Kelly replaces Andy Reid, who was fired in December. He is coming off a career 46-7 record as a head coach in Oregon, including two straight BCS bowl wins.
Future of the Ducks
Mullens said moving forward he is "laser-focused" on finding a new coach, although he refused to set a timeline.
A person close to the team who spoke on the condition of anonymity because Oregon had not yet formally announced Kelly's departure told The Associated Press early Wednesday that offensive coordinator Mark Helfrich was still considered the "frontrunner."
Mullens said the school would follow all the appropriate procedures when interviewing candidates. Under Oregon state law, the school must also interview at least one qualified minority candidate for the job.
"We want someone who understands the culture, not only within our football program but within our community," he said.
Mullens praised his veteran group of coaches, who are all out on the road recruiting.
"We have a number of internal candidates," he said. "We have a staff that has been highly successful for a long time."
Asked who he thought the Ducks should hire, Kelly said "they should hire anybody that's on that staff right now because it's the best staff in college football."
Kelly and the NFL
Following the Fiesta Bowl, the 49-year-old Kelly said he wanted to get the interview process over "quickly." Turns out, it was anything but.
He came close to jumping to the pros last year but turned down an offer from Tampa Bay to return for his fourth season as coach at Oregon, where he is 46-7. He has boosted the school's national profile — flashy uniforms helped — with a high-powered offense capable of turning any game into a track meet.
"It's more a fact-finding mission, finding out if it fits or doesn't fit," Kelly said after the Ducks defeated the Wildcats, 35-17. "I've been in one interview in my life for the National Football League, and that was a year ago.
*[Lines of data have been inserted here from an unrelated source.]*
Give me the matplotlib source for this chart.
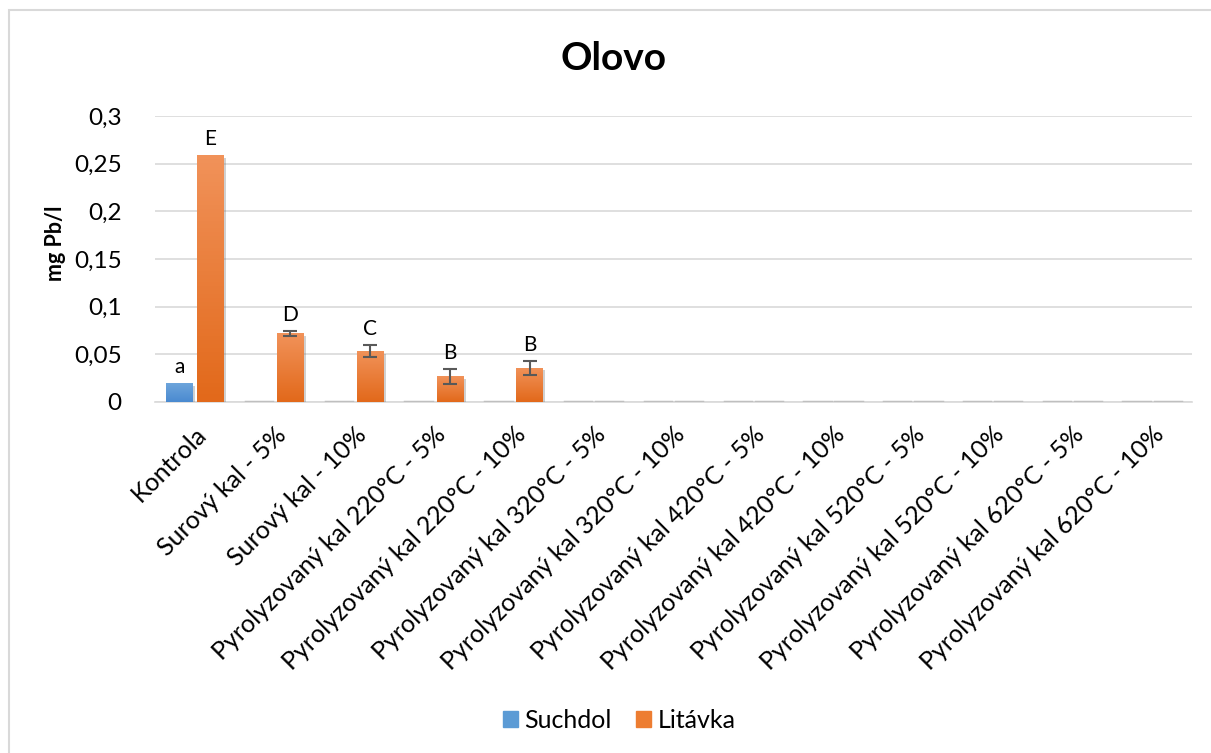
import matplotlib.pyplot as plt
import matplotlib.patheffects as pe
from matplotlib.patches import Rectangle
from matplotlib.colors import LinearSegmentedColormap
import numpy as np

plt.rcParams['font.family'] = ['Lato', 'DejaVu Sans']

categories = ['Kontrola', 'Surový kal - 5%', 'Surový kal - 10%',
              'Pyrolyzovaný kal 220°C - 5%', 'Pyrolyzovaný kal 220°C - 10%',
              'Pyrolyzovaný kal 320°C - 5%', 'Pyrolyzovaný kal 320°C - 10%',
              'Pyrolyzovaný kal 420°C - 5%', 'Pyrolyzovaný kal 420°C - 10%',
              'Pyrolyzovaný kal 520°C - 5%', 'Pyrolyzovaný kal 520°C - 10%',
              'Pyrolyzovaný kal 620°C - 5%', 'Pyrolyzovaný kal 620°C - 10%']
suchdol = [0.020, 0, 0, 0, 0, 0, 0, 0, 0, 0, 0, 0, 0]
suchdol_err = [0, 0, 0, 0, 0, 0, 0, 0, 0, 0, 0, 0, 0]
suchdol_letters = ['a', '', '', '', '', '', '', '', '', '', '', '', '']
litavka = [0.259, 0.072, 0.0535, 0.027, 0.036, 0, 0, 0, 0, 0, 0, 0, 0]
litavka_err = [0, 0.0028, 0.0065, 0.008, 0.0072, 0, 0, 0, 0, 0, 0, 0, 0]
litavka_letters = ['E', 'D', 'C', 'B', 'B', '', '', '', '', '', '', '', '']

fig = plt.figure(figsize=(12.11, 7.53), dpi=100)
# chart frame, clipped on the right and bottom
fig.patches.append(Rectangle((8.5 / 1211, -10 / 753), 1215 / 1211, 753 / 753,
                             transform=fig.transFigure, fill=False,
                             edgecolor='#D9D9D9', linewidth=1.5))
ax = fig.add_axes([155 / 1211, 1 - 402 / 753, 1037 / 1211, 286 / 753])

x = np.arange(len(categories))
w = 0.33
off = 0.195

blue_cm = LinearSegmentedColormap.from_list('b', ['#4A8AD0', '#6FA6DC'])
orange_cm = LinearSegmentedColormap.from_list('o', ['#E2691B', '#F19259'])
grad = np.linspace(0, 1, 64).reshape(-1, 1)


def draw_series(xs, vals, errs, letters, cmap, mid):
    bars = ax.bar(xs, vals, w, color=mid, zorder=3)
    for b, v, e, t in zip(bars, vals, errs, letters):
        b.set_path_effects([pe.SimplePatchShadow(offset=(2, -2), shadow_rgbFace='0.4', alpha=0.3),
                            pe.Normal()])
        if v > 0:
            im = ax.imshow(grad, cmap=cmap, origin='lower', aspect='auto',
                           extent=[b.get_x(), b.get_x() + w, 0, v], zorder=4)
            im.set_clip_path(b)
        else:
            ax.plot([b.get_x(), b.get_x() + w], [0, 0], color='#BFBFBF', lw=2.5, zorder=4)
        if e > 0:
            ax.errorbar(b.get_x() + w / 2, v, yerr=e, fmt='none', ecolor='#595959',
                        elinewidth=1.5, capsize=5, capthick=1.5, zorder=5)
        if t:
            ax.text(b.get_x() + w / 2, v + e + 0.006, t, ha='center', va='bottom',
                    fontsize=15, color='black', zorder=6)


draw_series(x - off, suchdol, suchdol_err, suchdol_letters, blue_cm, '#5B9BD5')
draw_series(x + off, litavka, litavka_err, litavka_letters, orange_cm, '#ED7D31')

ax.set_xlim(-0.5, len(categories) - 0.5)
ax.set_ylim(0, 0.3)
ax.set_yticks(np.arange(0, 0.31, 0.05))
ax.set_yticklabels(['0', '0,05', '0,1', '0,15', '0,2', '0,25', '0,3'], fontsize=17.5)
ax.set_xticks(x)
ax.set_xticklabels(categories, rotation=45, ha='right', va='top',
                   rotation_mode='anchor', fontsize=18)
ax.tick_params(axis='both', length=0)
ax.tick_params(axis='y', pad=24)
ax.tick_params(axis='x', pad=15)
ax.grid(axis='y', color='#D9D9D9', linewidth=1.2, zorder=0)
ax.set_axisbelow(True)
for s in ['top', 'right', 'left']:
    ax.spines[s].set_visible(False)
ax.spines['bottom'].set_color('#D9D9D9')
ax.spines['bottom'].set_linewidth(1.2)
ax.set_ylabel('mg Pb/l', fontsize=15.5, fontweight='bold')
ax.yaxis.set_label_coords(-89 / 1037, (402 - 243) / 286)

fig.text(614 / 1211, 1 - 58 / 753, 'Olovo', ha='center', va='center',
         fontsize=28, fontweight='bold')

handles = [Rectangle((0, 0), 1, 1, color='#5B9BD5'), Rectangle((0, 0), 1, 1, color='#ED7D31')]
fig.legend(handles, ['Suchdol', 'Litávka'], loc='center', bbox_to_anchor=(619 / 1211, 1 - 720 / 753),
           ncol=2, frameon=False, fontsize=18, handlelength=0.6, handleheight=0.6,
           handletextpad=0.25, columnspacing=1.0)

fig.savefig('out.png', dpi=100)
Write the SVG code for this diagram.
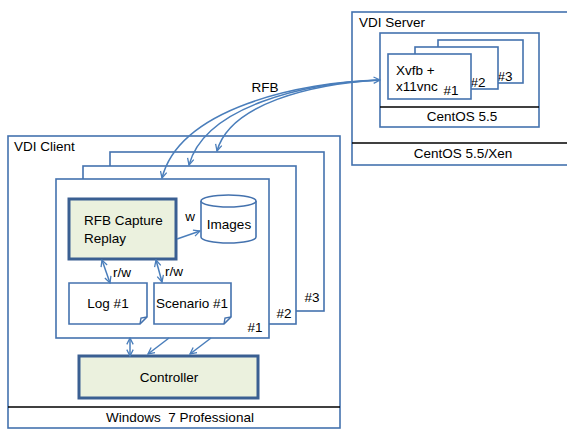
<svg xmlns="http://www.w3.org/2000/svg" width="567" height="430" viewBox="0 0 567 430">
  <defs>
    <style>
      text { font-family: "Liberation Sans", Arial, sans-serif; font-size: 13.5px; fill: #000; }
      .mid { text-anchor: middle; }
      .box { fill: #fff; stroke: #4472AE; stroke-width: 1.6; }
      .hot { fill: #EBF1DE; stroke: #3A5F92; stroke-width: 3; }
      .sep { stroke: #000; stroke-width: 1.4; }
      .link { fill: none; stroke: #4A7EBB; stroke-width: 1.5; }
    </style>
    <marker id="arrow" viewBox="0 0 10 10" refX="9" refY="5" markerWidth="8" markerHeight="8" markerUnits="userSpaceOnUse" orient="auto-start-reverse">
      <path d="M1,1 L9,5 L1,9" fill="none" stroke="#4A7EBB" stroke-width="1.6" stroke-linejoin="miter"/>
    </marker>
  </defs>

  <!-- VDI server host -->
  <g id="vdi-server">
    <rect class="box" x="352" y="12" width="224" height="153"/>
    <line class="sep" x1="352" y1="143" x2="576" y2="143"/>
    <text x="359" y="27">VDI Server</text>
    <text class="mid" x="463" y="158">CentOS 5.5/Xen</text>
  </g>

  <g id="centos-vm">
    <rect class="box" x="380" y="33" width="159" height="94"/>
    <line class="sep" x1="380" y1="107" x2="539" y2="107"/>
    <text class="mid" x="462" y="121">CentOS 5.5</text>
  </g>

  <g id="xvfb-3">
    <rect class="box" x="438" y="40" width="85" height="43"/>
    <text class="mid" x="505" y="81">#3</text>
  </g>
  <g id="xvfb-2">
    <rect class="box" x="415" y="47" width="83" height="42"/>
    <text class="mid" x="478" y="87">#2</text>
  </g>
  <g id="xvfb-1">
    <rect class="box" x="388" y="54" width="83" height="45"/>
    <text x="396" y="75">Xvfb +</text>
    <text x="396" y="91">x11vnc</text>
    <text class="mid" x="451" y="95">#1</text>
  </g>

  <!-- VDI client host -->
  <g id="vdi-client">
    <rect class="box" x="8" y="136" width="332" height="292"/>
    <line class="sep" x1="8" y1="407" x2="340" y2="407"/>
    <text x="14" y="151">VDI Client</text>
    <text class="mid" x="180" y="422" xml:space="preserve">Windows  7 Professional</text>
  </g>

  <g id="client-3">
    <rect class="box" x="110" y="152" width="214" height="159"/>
    <text class="mid" x="312" y="302">#3</text>
  </g>
  <g id="client-2">
    <rect class="box" x="83" y="166" width="213" height="158"/>
    <text class="mid" x="284" y="318">#2</text>
  </g>
  <g id="client-1">
    <rect class="box" x="56" y="179" width="213" height="159"/>
    <text class="mid" x="255" y="332">#1</text>
  </g>

  <g id="rfb-capture-replay">
    <rect class="hot" x="69" y="199" width="107" height="60"/>
    <text x="84" y="225">RFB Capture</text>
    <text x="84" y="243">Replay</text>
  </g>

  <g id="images">
    <path class="box" d="M201,201 L201,237 A27.5,6 0 0 0 256,237 L256,201 A27.5,6 0 0 0 201,201 Z"/>
    <path class="box" d="M201,201 A27.5,6 0 0 0 256,201" fill="none"/>
    <text class="mid" x="229" y="229">Images</text>
  </g>

  <g id="log">
    <path class="box" d="M69,283 L147,283 L147,317 L140,324 L69,324 Z"/>
    <path d="M147,317 L141,318 L140,324" fill="none" stroke="#4472AE" stroke-width="1.4"/>
    <text class="mid" x="108" y="308">Log #1</text>
  </g>

  <g id="scenario">
    <path class="box" d="M154,283 L231,283 L231,317 L224,324 L154,324 Z"/>
    <path d="M231,317 L225,318 L224,324" fill="none" stroke="#4472AE" stroke-width="1.4"/>
    <text class="mid" x="192" y="308">Scenario #1</text>
  </g>

  <g id="controller">
    <rect class="hot" x="79" y="356" width="179" height="42"/>
    <text class="mid" x="169" y="382">Controller</text>
  </g>

  <!-- connectors -->
  <g id="connectors">
    <path class="link" d="M380,80 C300,82 180,108 162,178" marker-start="url(#arrow)" marker-end="url(#arrow)"/>
    <path class="link" d="M380,80 C305,83 205,106 189,165" marker-end="url(#arrow)"/>
    <path class="link" d="M380,80 C310,84 230,104 217,151" marker-end="url(#arrow)"/>
    <text class="mid" x="265" y="92">RFB</text>

    <path class="link" d="M177,239 L200,231" marker-end="url(#arrow)"/>
    <text class="mid" x="190" y="221">w</text>

    <path class="link" d="M102,260 L110,283" marker-start="url(#arrow)" marker-end="url(#arrow)"/>
    <text x="113" y="277">r/w</text>
    <path class="link" d="M156,260 L162,282" marker-start="url(#arrow)" marker-end="url(#arrow)"/>
    <text x="165" y="276">r/w</text>

    <path class="link" d="M130,338 L130,356" marker-start="url(#arrow)" marker-end="url(#arrow)"/>
    <path class="link" d="M169,338 L148,354" marker-end="url(#arrow)"/>
    <path class="link" d="M211,338 L190,354" marker-end="url(#arrow)"/>
  </g>
</svg>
I don't really have any preconceived notions about it. I think that's what this deal is all about for me. It's not going to affect us in terms of we're not on the road (recruiting). I'll get an opportunity if people do call, see where they are.
"I want to get it wrapped up quickly and figure out where I'm going to be."
Kelly doesn't have any pro coaching experience, but aspects of his up-tempo offense are already being used by some NFL teams, including New England and Washington.
Kelly never said if he was leaning one way or another following the bowl.
"I said I'll always listen, and that's what I'll do," he said. "I know that people want to talk to me because of our players. The success of our football program has always been about our guys. It's an honor for someone to say they'd want to talk to me about maybe moving on to go coach in the National Football League. But it's because of what those guys do. I'll listen, and we'll see."
The Eagles are known to have interviewed 11 candidates, including two meetings with Seahawks defensive coordinator Gus Bradley.
Kelly interviewed with the Eagles, Cleveland Browns and Buffalo Bills.
Oregon could be facing possible NCAA sanctions for the school's use of recruiting services, but Kelly indicated in Arizona that he isn't running from anything.
"We've cooperated fully with them," he said. "If they want to talk to us again, we'll continue to cooperate fully. I feel confident in the situation."
Oregon's players gave Kelly a Gatorade bath as the final seconds ticked off the clock vs. Kansas State, and afterward a few of the Ducks seemed resigned to their coach moving on.
"We'll have to see," quarterback Marcus Mariota said. "Whatever he decides to do, we're all behind him. He's an unbelievable coach. He's not only a football coach, but he's someone that you can look to and learn a lot of life lessons from. Whatever happens, happens. But we're all behind him.
"We'll see where it takes us."
For a while, it seemed like Cleveland was the front runner, if indeed Kelly was to make the jump. He met with the Browns for seven hours at an undisclosed location — five in negotiations with a two-hour break for dinner — and agreed to talk again. But talks never progressed from that point.